Britain’s David Cameron began the day on Monday gently slapping down two Cabinet colleagues who said if they had a vote today, they would opt to leave the EU. It was senseless, he said, to throw in the towel before he had had a chance to renegotiate Britain’s relationship with Europe. He ended it by caving into rebels in his Conservative party who are demanding legislation now to commit to an in/out referendum before the next election.
The 25 year history of the Conservatives and Europe – internecine warfare and successive election defeats as they obsessed about something which figures low on most Britons’ priority list – suggests no good can come of this and if Cameron wins the 2015 election it moves Britain incrementally closer to the EU exit door. The more immediate question is whether Cameron has lanced the boil. Again, history suggests that if you give ground to the eurosceptics they merely demand more. And what the PM’s pro-EU Liberal Democrat coalition partners make of this isn’t hard to imagine which means he might not even have the numbers to get the bill through parliament. One of the leading rebels seized on that point, saying the move could well fail.
The anti-EU fringe party UKIP, which could well not win a single seat at the next election but has seriously spooked the Conservatives with strong showings in recent local elections, must be laughing all the way to the bank. If it can remake the Conservative party in its own image, its job will be done. But just as likely is a split party. The irony of Cameron doing all this while in Washington to bang the drum for an EU/U.S. trade deal is hard to ignore. President Obama pointedly said the British premier should fix its relationship with the EU. If Cameron believes Britain should remain part of its main trading bloc, as he says he does, he is going to have to start explaining why and that is difficult to imagine.
In the euro zone, all is not well of course. A poll of nearly 8,000 people in eight EU states by the Pew Research Center, released overnight, shows the debt crisis has wrecked faith in the EU although support for the euro is holding up. Interestingly, disillusionment seems to be growing fastest in France, hinting at a new schism with Germany.

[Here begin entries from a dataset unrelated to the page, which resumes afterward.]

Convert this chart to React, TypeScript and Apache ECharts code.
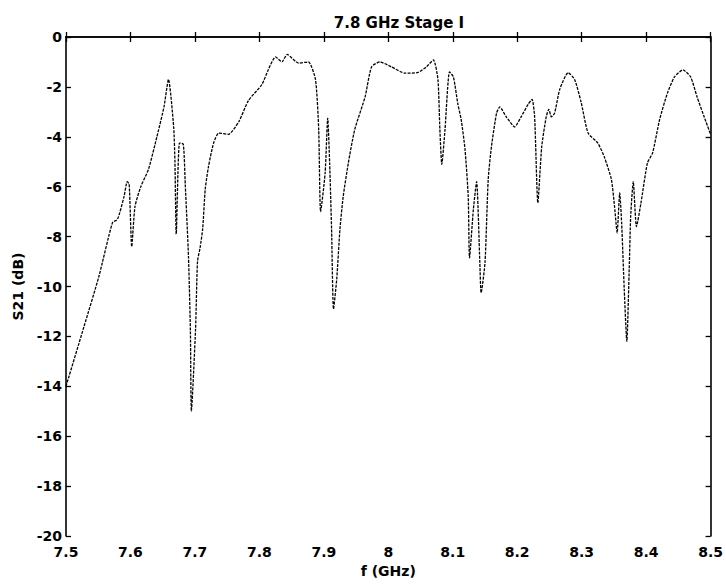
import React, { useEffect, useRef } from "react";
import * as echarts from "echarts";

const freqGHz: number[] = [
  7.5, 7.528, 7.551, 7.572, 7.58, 7.59, 7.595, 7.598, 7.602, 7.607, 7.616, 7.628, 7.641, 7.652, 7.659,
  7.667, 7.669, 7.671, 7.676, 7.682, 7.685, 7.69, 7.693, 7.6945, 7.701, 7.704, 7.708, 7.712, 7.716,
  7.721, 7.729, 7.737, 7.752, 7.768, 7.783, 7.804, 7.814, 7.825, 7.835, 7.843, 7.861, 7.876, 7.887,
  7.892, 7.895, 7.902, 7.906, 7.909, 7.912, 7.915, 7.92, 7.925, 7.93, 7.938, 7.948, 7.964, 7.974,
  7.987, 8.005, 8.026, 8.046, 8.059, 8.07, 8.077, 8.08, 8.083, 8.088, 8.095, 8.101, 8.108, 8.113,
  8.119, 8.124, 8.126, 8.132, 8.137, 8.142, 8.144, 8.15, 8.155, 8.16, 8.168, 8.173, 8.183, 8.196,
  8.206, 8.217, 8.223, 8.227, 8.232, 8.238, 8.245, 8.249, 8.253, 8.258, 8.266, 8.279, 8.289, 8.299,
  8.31, 8.325, 8.335, 8.346, 8.351, 8.355, 8.359, 8.362, 8.366, 8.37, 8.374, 8.376, 8.38, 8.385,
  8.392, 8.402, 8.41, 8.421, 8.433, 8.444, 8.457, 8.469, 8.479, 8.49, 8.5,
];

const s21dB: number[] = [
  -14.0, -11.6, -9.6, -7.45, -7.3, -6.4, -5.8, -5.9, -8.4, -6.8, -6.0, -5.3, -4.0, -2.8, -1.7,
  -3.6, -5.0, -7.9, -4.25, -4.3, -5.9, -8.8, -11.8, -15.0, -11.7, -9.0, -8.45, -7.7, -6.1,
  -5.2, -4.25, -3.85, -3.9, -3.4, -2.55, -1.9, -1.3, -0.8, -1.0, -0.7, -1.05, -1.0, -1.7,
  -3.7, -7.0, -5.45, -3.25, -5.05, -7.7, -10.9, -9.7, -7.7, -6.4, -5.05, -3.7, -2.4, -1.2,
  -1.0, -1.2, -1.45, -1.42, -1.2, -0.92, -1.7, -3.7, -5.1, -3.7, -1.4, -1.6, -2.7, -3.3,
  -4.5, -6.4, -8.85, -6.9, -5.8, -9.05, -10.25, -9.05, -5.7, -4.4, -3.05, -2.8, -3.2, -3.6,
  -3.2, -2.7, -2.5, -3.2, -6.65, -4.4, -3.2, -2.9, -3.2, -3.05, -2.1, -1.43, -1.7, -2.6,
  -3.85, -4.25, -4.8, -5.7, -6.8, -7.85, -6.25, -7.45, -10.1, -12.2, -9.05, -7.2, -5.8, -7.6,
  -6.65, -5.05, -4.65, -3.3, -2.25, -1.6, -1.32, -1.6, -2.4, -3.2, -3.9,
];

const titleText = "7.8 GHz Stage I";
const xName = "f (GHz)";
const yName = "S21 (dB)";

const FONT = "DejaVu Sans";

export default function App() {
  const ref = useRef<HTMLDivElement>(null);
  useEffect(() => {
    if (!ref.current) return;
    const chart = echarts.init(ref.current, null, { renderer: "svg" });
    const data = freqGHz.map((f, i) => [f, s21dB[i]]);
    const axisLine = { show: true, lineStyle: { color: "#000", width: 1.6 } };
    const tickIn = { show: true, inside: true, length: 5, lineStyle: { color: "#000", width: 1.3 } };
    chart.setOption({
      animation: false,
      backgroundColor: "#fff",
      title: {
        text: titleText,
        left: 394,
        top: 10,
        textAlign: "center",
        textStyle: { fontFamily: FONT, fontWeight: "bold", fontSize: 15, color: "#000" },
      },
      grid: { left: 66, right: 13, top: 37, bottom: 48 },
      xAxis: [
        {
          type: "value",
          min: 7.5,
          max: 8.5,
          interval: 0.1,
          name: xName,
          nameLocation: "middle",
          nameGap: 25,
          nameTextStyle: { fontFamily: FONT, fontWeight: "bold", fontSize: 14, color: "#000" },
          axisLine,
          axisTick: tickIn,
          splitLine: { show: false },
          axisLabel: {
            margin: 9,
            fontFamily: FONT,
            fontWeight: "bold",
            fontSize: 14,
            color: "#000",
            formatter: (v: number) => String(Number(v.toFixed(1))),
          },
        },
        {
          type: "value",
          position: "top",
          min: 7.5,
          max: 8.5,
          interval: 0.1,
          axisLine,
          axisTick: tickIn,
          axisLabel: { show: false },
          splitLine: { show: false },
        },
      ],
      yAxis: [
        {
          type: "value",
          min: -20,
          max: 0,
          interval: 2,
          name: yName,
          nameLocation: "middle",
          nameGap: 41,
          nameTextStyle: { fontFamily: FONT, fontWeight: "bold", fontSize: 14, color: "#000" },
          axisLine,
          axisTick: tickIn,
          splitLine: { show: false },
          axisLabel: {
            margin: 4,
            fontFamily: FONT,
            fontWeight: "bold",
            fontSize: 14,
            color: "#000",
          },
        },
        {
          type: "value",
          position: "right",
          min: -20,
          max: 0,
          interval: 2,
          axisLine,
          axisTick: tickIn,
          axisLabel: { show: false },
          splitLine: { show: false },
        },
      ],
      series: [
        {
          type: "line",
          data,
          showSymbol: false,
          symbol: "none",
          smooth: 0.2,
          lineStyle: { color: "#000", width: 1.3, type: [3, 1.2] },
        },
      ],
    });
    return () => chart.dispose();
  }, []);
  return (
    <div
      ref={ref}
      style={{ position: "fixed", left: 0, top: 0, width: 726, height: 584, background: "#fff" }}
    />
  );
}
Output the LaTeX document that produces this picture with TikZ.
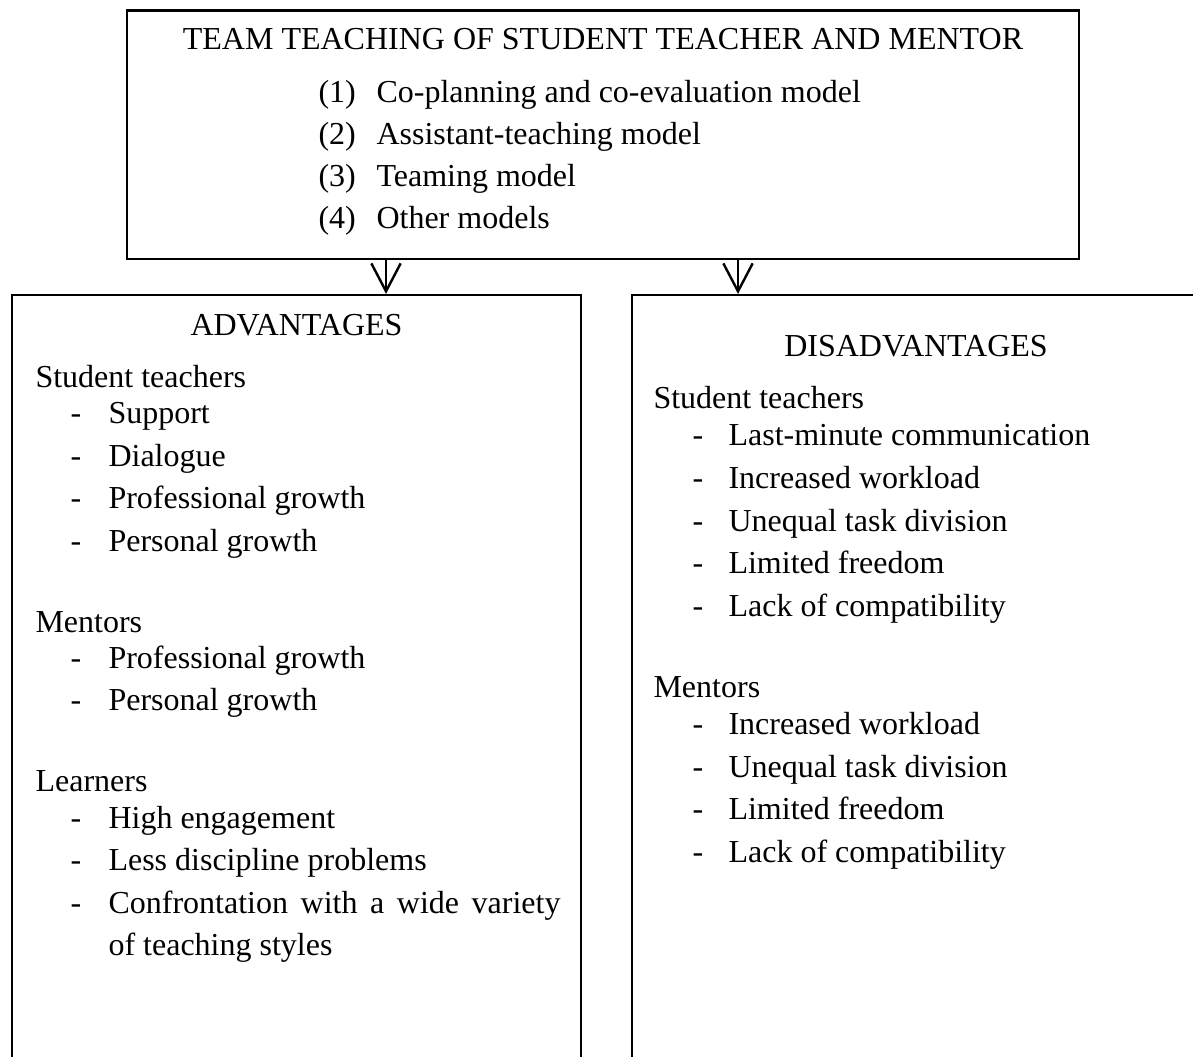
\documentclass[tikz,border=0pt]{standalone}
\usepackage{fontspec}
\setmainfont{Liberation Serif}
\usetikzlibrary{arrows.meta,fit}
\tikzset{
	box/.style={draw, line width=0.8pt, inner sep=0pt},
	txt/.style={anchor=base west, inner sep=0pt, font=\fontsize{12}{15.94}\selectfont},
	head/.style={anchor=base, inner sep=0pt, font=\fontsize{12}{15.94}\selectfont},
	arr/.style={line width=0.9pt, -{Straight Barb[length=10.5pt, width=11pt]}}
}

\begin{document}
\begin{tikzpicture}[x=0.375pt, y=-0.375pt]
			%%%%% START %%%%%
			
			\useasboundingbox (0, 0) rectangle (1193, 1057);
			\clip (0, 0) rectangle (1193, 1057);
			
			\node[box, fit={(127, 10.5) (1079, 259)}] (team) {};
			\node[box, fit={(12, 295) (581, 1090)}] (adv) {};
			\node[box, fit={(632, 295) (1200, 1090)}] (dis) {};
			
			\coordinate (ax) at (386, 0);
			\coordinate (bx) at (738, 0);
			\draw[arr] (team.south -| ax) -- (adv.north -| ax);
			\draw[arr] (team.south -| bx) -- (dis.north -| bx);
			
			% top box
			\node[head] (title) at (603, 50) {TEAM TEACHING OF STUDENT TEACHER AND MENTOR};
			\node[txt] (n1) at (318, 103) {(1)};
			\node[txt] (m1) at (376, 103) {Co-planning and co-evaluation model};
			\node[txt] (n2) at (318, 145) {(2)};
			\node[txt] (m2) at (376, 145) {Assistant-teaching model};
			\node[txt] (n3) at (318, 187) {(3)};
			\node[txt] (m3) at (376, 187) {Teaming model};
			\node[txt] (n4) at (318, 229) {(4)};
			\node[txt] (m4) at (376, 229) {Other models};
			
			% advantages
			\node[head] (advhead) at (296.5, 336) {ADVANTAGES};
			\node[txt] (ast) at (35, 388) {Student teachers};
			\node[txt] (ad1) at (70, 424) {-};
			\node[txt] (as1) at (108, 424) {Support};
			\node[txt] (ad2) at (70, 466.5) {-};
			\node[txt] (as2) at (108, 466.5) {Dialogue};
			\node[txt] (ad3) at (70, 509) {-};
			\node[txt] (as3) at (108, 509) {Professional growth};
			\node[txt] (ad4) at (70, 551.5) {-};
			\node[txt] (as4) at (108, 551.5) {Personal growth};
			
			\node[txt] (amt) at (35, 632) {Mentors};
			\node[txt] (ad5) at (70, 668) {-};
			\node[txt] (am1) at (108, 668) {Professional growth};
			\node[txt] (ad6) at (70, 710.5) {-};
			\node[txt] (am2) at (108, 710.5) {Personal growth};
			
			\node[txt] (alr) at (35, 791) {Learners};
			\node[txt] (ad7) at (70, 828) {-};
			\node[txt] (al1) at (108, 828) {High engagement};
			\node[txt] (ad8) at (70, 870.5) {-};
			\node[txt] (al2) at (108, 870.5) {Less discipline problems};
			\node[txt] (ad9) at (70, 913) {-};
			\node[txt] (al3) at (108, 913) {\makebox[169.5pt][s]{Confrontation with a wide variety}};
			\node[txt] (al4) at (108, 955) {of teaching styles};
			
			% disadvantages
			\node[head] (dishead) at (916, 357) {DISADVANTAGES};
			\node[txt] (dst) at (653, 409) {Student teachers};
			\node[txt] (dd1) at (692, 446) {-};
			\node[txt] (ds1) at (728, 446) {Last-minute communication};
			\node[txt] (dd2) at (692, 488.5) {-};
			\node[txt] (ds2) at (728, 488.5) {Increased workload};
			\node[txt] (dd3) at (692, 531) {-};
			\node[txt] (ds3) at (728, 531) {Unequal task division};
			\node[txt] (dd4) at (692, 573.5) {-};
			\node[txt] (ds4) at (728, 573.5) {Limited freedom};
			\node[txt] (dd5) at (692, 616) {-};
			\node[txt] (ds5) at (728, 616) {Lack of compatibility};
			
			\node[txt] (dmt) at (653, 697) {Mentors};
			\node[txt] (dd6) at (692, 734) {-};
			\node[txt] (dm1) at (728, 734) {Increased workload};
			\node[txt] (dd7) at (692, 777) {-};
			\node[txt] (dm2) at (728, 777) {Unequal task division};
			\node[txt] (dd8) at (692, 819) {-};
			\node[txt] (dm3) at (728, 819) {Limited freedom};
			\node[txt] (dd9) at (692, 862) {-};
			\node[txt] (dm4) at (728, 862) {Lack of compatibility};
			
			%%%%% END %%%%%
\end{tikzpicture}
\end{document}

There are differences over policy too. Spain and Portugal pushed yesterday for a full banking union while Germany continued to emphasise the legal hurdles and the head of the euro zone finance ministers said much of the work could be done now with issues surrounding treaty change dealt with later. Berlin wants a limited banking union based around cross-border supervision and only much later (never?) a bloc-wide system to deal with failing banks which it says will require treaty change. This has the fortunate effect of preventing Germany from taking on liability for others but it’s nothing like the structure that was proposed last year. The big imponderable is whether its stance softens after September elections or not.